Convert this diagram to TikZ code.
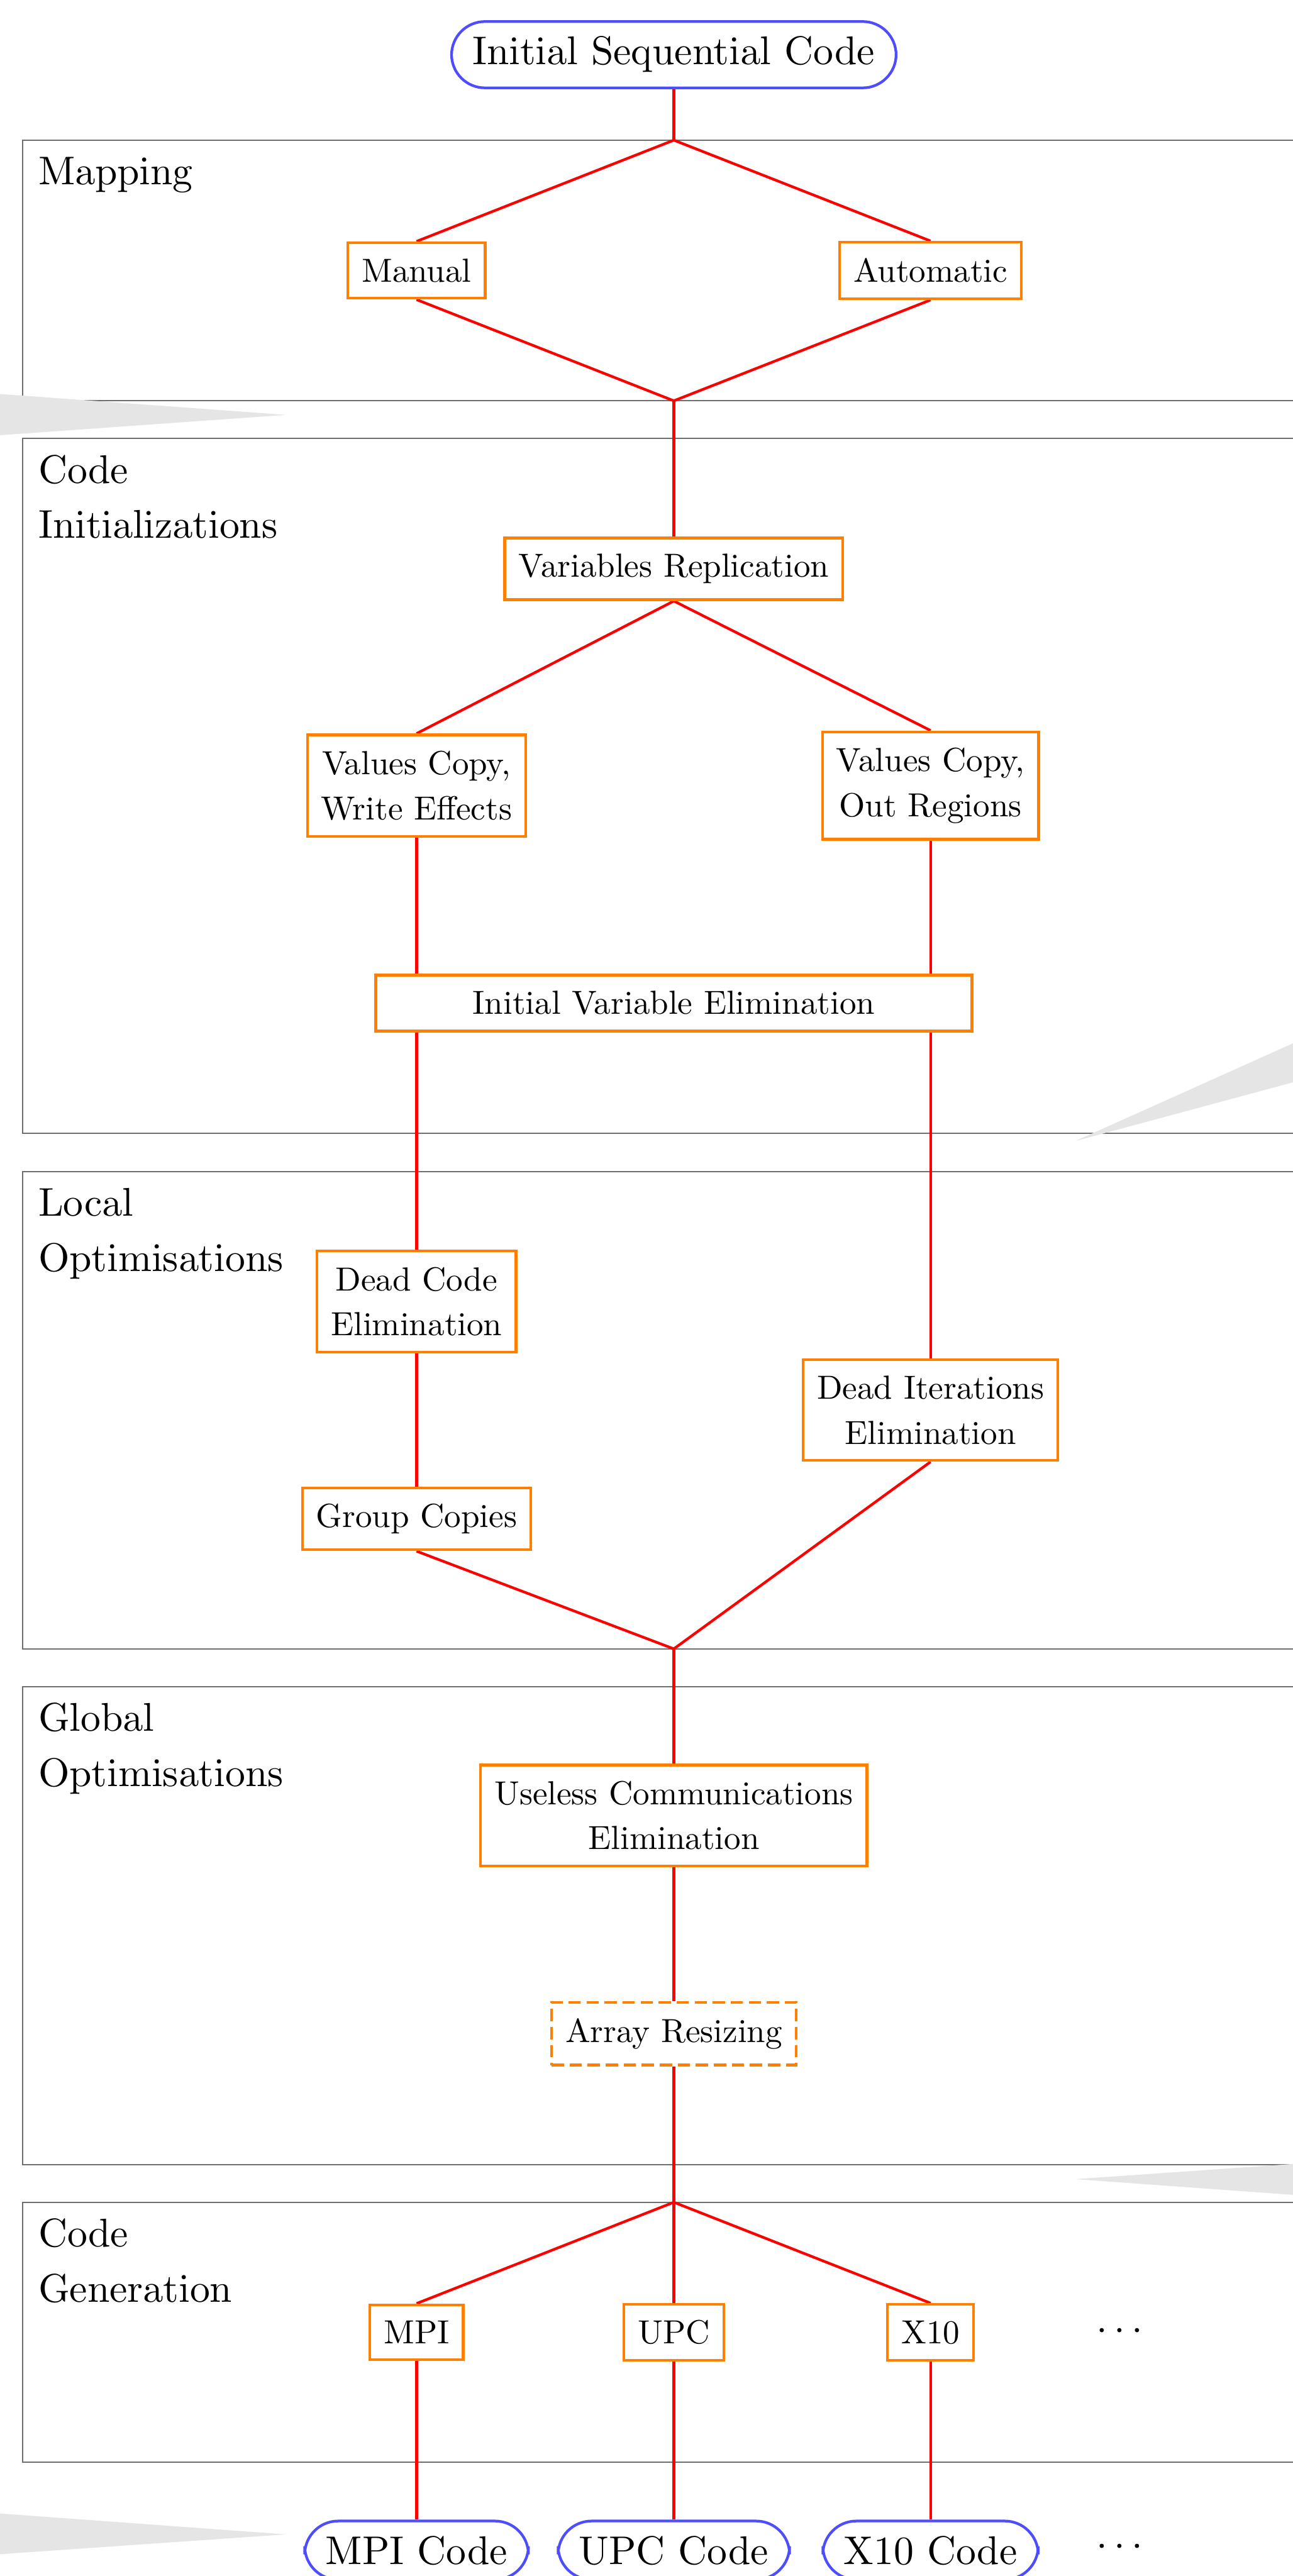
\documentclass[tikz,border=0pt]{standalone}
\pgfdeclarelayer{back}
\pgfsetlayers{back,main}
\definecolor{flowred}{RGB}{255,0,0}
\definecolor{steporange}{RGB}{255,128,0}
\definecolor{endblue}{RGB}{77,77,255}
\definecolor{framegray}{RGB}{110,110,110}
\definecolor{wedgegray}{RGB}{229,229,229}
% 10pt design scaled to 12pt for labels and end points
\font\bigrm=cmr10 at 12pt
\tikzset{
  stage/.style={draw=steporange, line width=0.8pt, fill=white,
    inner xsep=4.15pt, inner ysep=4.8pt, align=center,
    font=\fontsize{10}{13.5}\selectfont},
  optstage/.style={stage, dash pattern=on 3.7pt off 1.7pt},
  codeend/.style={draw=endblue, line width=0.8pt, fill=white,
    rounded corners=10pt, inner xsep=6.25pt, inner ysep=4.6pt,
    font={\fontsize{12}{14}\selectfont\bigrm}},
  phase/.style={draw=framegray, line width=0.4pt},
  phaselabel/.style={anchor=base west, inner sep=0pt, align=left,
    font={\fontsize{12}{16.5}\selectfont\bigrm}},
  flow/.style={draw=flowred, line width=0.8pt, line join=round},
  pointer/.style={fill=wedgegray},
}
\begin{document}
\begin{tikzpicture}[x=0.16863pt, y=-0.16863pt]
\useasboundingbox (0,0) rectangle (2296,4576);

% source program
\node[codeend, anchor=base] (src) at (1197,115) {Initial Sequential Code};

% mapping
\node[stage] (manual) at (740,480.5) {Manual};
\node[stage] (auto) at (1653,480.5) {Automatic};

% code initializations
\node[stage] (varrep) at (1197,1010.5) {Variables Replication};
\node[stage] (vcwe) at (740,1395.5) {Values Copy,\\Write Effects};
\node[stage] (vcor) at (1653,1395.5) {Values Copy,\\Out Regions};
\node[stage, minimum width=178.6pt] (ive) at (1197,1782) {Initial Variable Elimination};

% local optimisations
\node[stage] (dce) at (740,2312) {Dead Code\\Elimination};
\node[stage] (die) at (1653,2505) {Dead Iterations\\Elimination};
\node[stage] (gc) at (740,2698) {Group Copies};

% global optimisations
\node[stage] (uce) at (1197,3225) {Useless Communications\\Elimination};
\node[optstage] (ar) at (1197,3612.5) {Array Resizing};

% code generation
\node[stage] (mpi) at (740,4143) {MPI};
\node[stage] (upc) at (1197,4143) {UPC};
\node[stage] (x10) at (1653,4143) {X10};
\node (moregen) at (1989,4142) {\large$\cdots$};

% generated programs
\node[codeend, anchor=base] (mpic) at (740,4555) {MPI Code};
\node[codeend, anchor=base] (upcc) at (1197,4555) {UPC Code};
\node[codeend, anchor=base] (x10c) at (1653,4555) {X10 Code};
\node (morecode) at (1989,4525) {\large$\cdots$};

% phase labels (base of the last line)
\node[phaselabel] (lblmap) at (67,328) {Mapping};
\node[phaselabel] (lblinit) at (67,956) {Code\\Initializations};
\node[phaselabel] (lbllocal) at (67,2258) {Local\\Optimisations};
\node[phaselabel] (lblglobal) at (67,3173) {Global\\Optimisations};
\node[phaselabel] (lblgen) at (67,4089) {Code\\Generation};

% junctions on the phase borders
\coordinate (j1) at (1197,249);
\coordinate (j2) at (1197,712);
\coordinate (j3) at (1197,2929);
\coordinate (j4) at (1197,3912);

\begin{pgfonlayer}{back}
  % phase frames
  \draw[phase] (2500,249) -- (40,249) -- (40,712) -- (2500,712);
  \draw[phase] (2500,779) -- (40,779) -- (40,2013) -- (2500,2013);
  \draw[phase] (2500,2081) -- (40,2081) -- (40,2929) -- (2500,2929);
  \draw[phase] (2500,2996) -- (40,2996) -- (40,3845) -- (2500,3845);
  \draw[phase] (2500,3912) -- (40,3912) -- (40,4374) -- (2500,4374);

  % pointer wedges
  \fill[pointer] (-40,697) -- (508,737) -- (-40,776) -- cycle;
  \fill[pointer] (2340,1834) -- (1910,2027) -- (2340,1911) -- cycle;
  \fill[pointer] (2340,3841) -- (1910,3871) -- (2340,3902) -- cycle;
  \fill[pointer] (-40,4462) -- (508,4502) -- (-40,4540) -- cycle;

  % flow
  \draw[flow] (src.south) -- (j1);
  \draw[flow] (manual.north) -- (j1) -- (auto.north);
  \draw[flow] (manual.south) -- (j2) -- (auto.south);
  \draw[flow] (j2) -- (varrep.north);
  \draw[flow] (vcwe.north) -- (varrep.south) -- (vcor.north);
  \draw[flow] (vcwe.south) -- (dce.north);
  \draw[flow] (vcor.south) -- (die.north);
  \draw[flow] (dce.south) -- (gc.north);
  \draw[flow] (gc.south) -- (j3) -- (die.south);
  \draw[flow] (j3) -- (uce.north);
  \draw[flow] (uce.south) -- (ar.north);
  \draw[flow] (ar.south) -- (j4);
  \draw[flow] (mpi.north) -- (j4) -- (x10.north);
  \draw[flow] (j4) -- (upc.north);
  \draw[flow] (mpi.south) -- (mpic.north);
  \draw[flow] (upc.south) -- (upcc.north);
  \draw[flow] (x10.south) -- (x10c.north);
\end{pgfonlayer}
\end{tikzpicture}
\end{document}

• Task requirements:
Transcribe the whole listing exactly. Pictures are excluded.

• Output:
Convert this diagram to TikZ code.
\documentclass[tikz,border=0pt]{standalone}
\pgfdeclarelayer{back}
\pgfsetlayers{back,main}
\definecolor{flowred}{RGB}{255,0,0}
\definecolor{steporange}{RGB}{255,128,0}
\definecolor{endblue}{RGB}{77,77,255}
\definecolor{framegray}{RGB}{110,110,110}
\definecolor{wedgegray}{RGB}{229,229,229}
% 10pt design scaled to 12pt for labels and end points
\font\bigrm=cmr10 at 12pt
\tikzset{
  stage/.style={draw=steporange, line width=0.8pt, fill=white,
    inner xsep=4.15pt, inner ysep=4.8pt, align=center,
    font=\fontsize{10}{13.5}\selectfont},
  optstage/.style={stage, dash pattern=on 3.7pt off 1.7pt},
  codeend/.style={draw=endblue, line width=0.8pt, fill=white,
    rounded corners=10pt, inner xsep=6.25pt, inner ysep=4.6pt,
    font={\fontsize{12}{14}\selectfont\bigrm}},
  phase/.style={draw=framegray, line width=0.4pt},
  phaselabel/.style={anchor=base west, inner sep=0pt, align=left,
    font={\fontsize{12}{16.5}\selectfont\bigrm}},
  flow/.style={draw=flowred, line width=0.8pt, line join=round},
  pointer/.style={fill=wedgegray},
}
\begin{document}
\begin{tikzpicture}[x=0.16863pt, y=-0.16863pt]
\useasboundingbox (0,0) rectangle (2296,4576);

% source program
\node[codeend, anchor=base] (src) at (1197,115) {Initial Sequential Code};

% mapping
\node[stage] (manual) at (740,480.5) {Manual};
\node[stage] (auto) at (1653,480.5) {Automatic};

% code initializations
\node[stage] (varrep) at (1197,1010.5) {Variables Replication};
\node[stage] (vcwe) at (740,1395.5) {Values Copy,\\Write Effects};
\node[stage] (vcor) at (1653,1395.5) {Values Copy,\\Out Regions};
\node[stage, minimum width=178.6pt] (ive) at (1197,1782) {Initial Variable Elimination};

% local optimisations
\node[stage] (dce) at (740,2312) {Dead Code\\Elimination};
\node[stage] (die) at (1653,2505) {Dead Iterations\\Elimination};
\node[stage] (gc) at (740,2698) {Group Copies};

% global optimisations
\node[stage] (uce) at (1197,3225) {Useless Communications\\Elimination};
\node[optstage] (ar) at (1197,3612.5) {Array Resizing};

% code generation
\node[stage] (mpi) at (740,4143) {MPI};
\node[stage] (upc) at (1197,4143) {UPC};
\node[stage] (x10) at (1653,4143) {X10};
\node (moregen) at (1989,4142) {\large$\cdots$};

% generated programs
\node[codeend, anchor=base] (mpic) at (740,4555) {MPI Code};
\node[codeend, anchor=base] (upcc) at (1197,4555) {UPC Code};
\node[codeend, anchor=base] (x10c) at (1653,4555) {X10 Code};
\node (morecode) at (1989,4525) {\large$\cdots$};

% phase labels (base of the last line)
\node[phaselabel] (lblmap) at (67,328) {Mapping};
\node[phaselabel] (lblinit) at (67,956) {Code\\Initializations};
\node[phaselabel] (lbllocal) at (67,2258) {Local\\Optimisations};
\node[phaselabel] (lblglobal) at (67,3173) {Global\\Optimisations};
\node[phaselabel] (lblgen) at (67,4089) {Code\\Generation};

% junctions on the phase borders
\coordinate (j1) at (1197,249);
\coordinate (j2) at (1197,712);
\coordinate (j3) at (1197,2929);
\coordinate (j4) at (1197,3912);

\begin{pgfonlayer}{back}
  % phase frames
  \draw[phase] (2500,249) -- (40,249) -- (40,712) -- (2500,712);
  \draw[phase] (2500,779) -- (40,779) -- (40,2013) -- (2500,2013);
  \draw[phase] (2500,2081) -- (40,2081) -- (40,2929) -- (2500,2929);
  \draw[phase] (2500,2996) -- (40,2996) -- (40,3845) -- (2500,3845);
  \draw[phase] (2500,3912) -- (40,3912) -- (40,4374) -- (2500,4374);

  % pointer wedges
  \fill[pointer] (-40,697) -- (508,737) -- (-40,776) -- cycle;
  \fill[pointer] (2340,1834) -- (1910,2027) -- (2340,1911) -- cycle;
  \fill[pointer] (2340,3841) -- (1910,3871) -- (2340,3902) -- cycle;
  \fill[pointer] (-40,4462) -- (508,4502) -- (-40,4540) -- cycle;

  % flow
  \draw[flow] (src.south) -- (j1);
  \draw[flow] (manual.north) -- (j1) -- (auto.north);
  \draw[flow] (manual.south) -- (j2) -- (auto.south);
  \draw[flow] (j2) -- (varrep.north);
  \draw[flow] (vcwe.north) -- (varrep.south) -- (vcor.north);
  \draw[flow] (vcwe.south) -- (dce.north);
  \draw[flow] (vcor.south) -- (die.north);
  \draw[flow] (dce.south) -- (gc.north);
  \draw[flow] (gc.south) -- (j3) -- (die.south);
  \draw[flow] (j3) -- (uce.north);
  \draw[flow] (uce.south) -- (ar.north);
  \draw[flow] (ar.south) -- (j4);
  \draw[flow] (mpi.north) -- (j4) -- (x10.north);
  \draw[flow] (j4) -- (upc.north);
  \draw[flow] (mpi.south) -- (mpic.north);
  \draw[flow] (upc.south) -- (upcc.north);
  \draw[flow] (x10.south) -- (x10c.north);
\end{pgfonlayer}
\end{tikzpicture}
\end{document}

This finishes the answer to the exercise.